Court orders arrest of ex-president over murder of priests

Alfredo Cristiani is accused of being aware of the military’s plans to kill six Jesuit clergymen in 1989
Court orders arrest of ex-president over murder of priests

An El Salvador court has ordered the arrest of ex-president Alfredo Cristiani in connection with the 1989 murder of six Jesuit priests.

The six clergymen – five Spaniards and a Salvadorian, along with their housekeeper and her 16-year-old daughter – were killed on the campus of the Jesuit Central American University on November 16, 1989. It was carried out by an elite commando unit known as the Atlacatl Battalion during the country’s civil war, which was a counter-insurgency unit created in 1980 at the Panama-based US Army’s School of the Americas.

Prosecutors believe that Cristiani, who held the country’s top post between 1989 and 1994, knew of the murder plans but chose not to prevent the tragedy.

According to a statement by El Salvador’s attorney general’s office, the court ordered Cristiani and former lawmaker Rodolfo Parker, along with several former military officers, to be put “under provisional detention” pending further investigation.

Charges against Cristiani and others were filed on February 25, with Attorney General Rodolfo Delgado saying his office was “determined to go after those accused of ordering this regrettable and tragic event.”

The former president, whose whereabouts are currently unknown, denies any involvement or knowledge of the military’s murder plan.

The truth is I never knew of the plans they had to commit those killings,” Cristiani said in a statement.

They never informed me nor asked for my authorization because they knew that I would never have authorized that Father [Ignacio] Ellacuria or his brothers were harmed,” Cristiani said.

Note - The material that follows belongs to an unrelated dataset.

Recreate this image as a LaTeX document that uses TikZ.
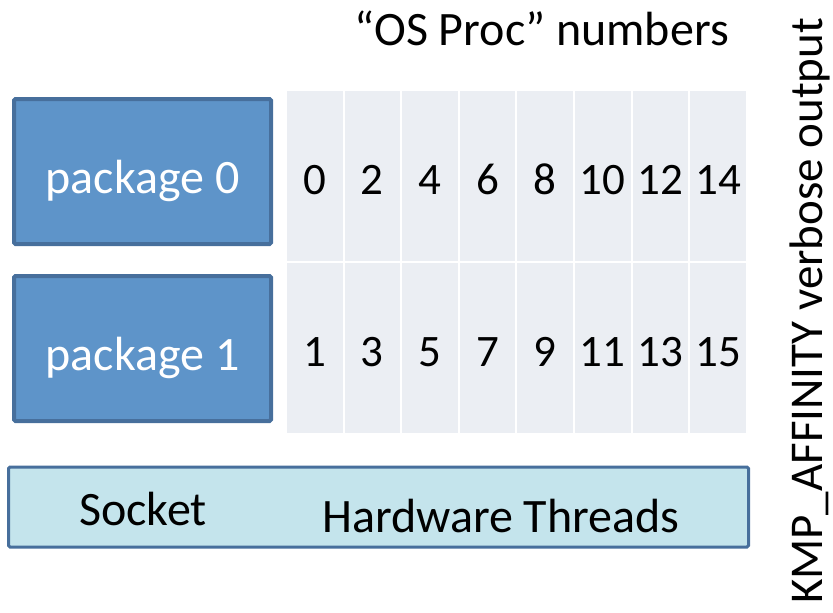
\documentclass[tikz,border=0pt]{standalone}
\usepackage{fontspec}
\setmainfont{Carlito}
\definecolor{pkgfill}{RGB}{94,148,201}
\definecolor{pkgline}{RGB}{71,111,156}
\definecolor{cellfill}{RGB}{235,238,243}
\definecolor{barfill}{RGB}{196,228,236}
\begin{document}
\begin{tikzpicture}[x=1pt,y=-1pt,
  pkgbox/.style={draw=pkgline,line width=4pt,fill=pkgfill,rounded corners=1.5pt,
    minimum width=257pt,minimum height=145pt,inner sep=0pt,text=white,
    text height=43pt,text depth=0pt,font=\fontsize{48}{54}\selectfont},
  cellbox/.style={fill=cellfill,minimum width=55.6pt,minimum height=170pt,inner sep=0pt,
    text height=37pt,text depth=0pt,font=\fontsize{45}{50}\selectfont},
  barbox/.style={draw=pkgline,line width=3pt,fill=barfill,rounded corners=1.5pt,
    minimum width=740pt,minimum height=80pt,inner sep=0pt},
  lbl/.style={inner sep=0pt,font=\fontsize{48}{54}\selectfont}]
\useasboundingbox (0,0) rectangle (833,613);
% package boxes
\node[pkgbox] (p0) at (142.5,171.5) {package 0};
\node[pkgbox] (p1) at (142.5,348.5) {package 1};
% OS proc number grid: even numbers on top row, odd on bottom row
\foreach \i in {0,...,7}{
  \pgfmathtruncatemacro{\ev}{2*\i}
  \pgfmathtruncatemacro{\od}{2*\i+1}
  \node[cellbox] (c\ev) at (287+27.8+\i*57.6,176) {\ev};
  \node[cellbox] (c\od) at (287+27.8+\i*57.6,348) {\od};
}
% socket bar
\node[barbox] (bar) at (378.5,507) {};
\node[lbl,anchor=base west] (sock) at (79,525) {Socket};
\node[lbl,anchor=base west] (hw) at (322,532) {Hardware Threads};
% headings
\node[lbl,anchor=base east] (os) at (729,45) {“OS Proc” numbers};
\node[lbl,rotate=90,anchor=base,font=\fontsize{47}{52}\selectfont] (kmp) at (822,311) {KMP\_AFFINITY verbose output};
\end{tikzpicture}
\end{document}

The murder was staged to make it look as though it was committed by leftist guerillas. Out of nine military officers who had been initially put on trial, seven were freed by the court, and two served short sentences before being released in 1993 under an amnesty. Later, the amnesty was found to have been unconstitutional and one of these two officers – Colonel Guillermo Benavides – was jailed again and currently remains in prison. Another colonel, Inocente Orlando Montano, was sentenced to 133 years in prison by a Spanish court in 2020.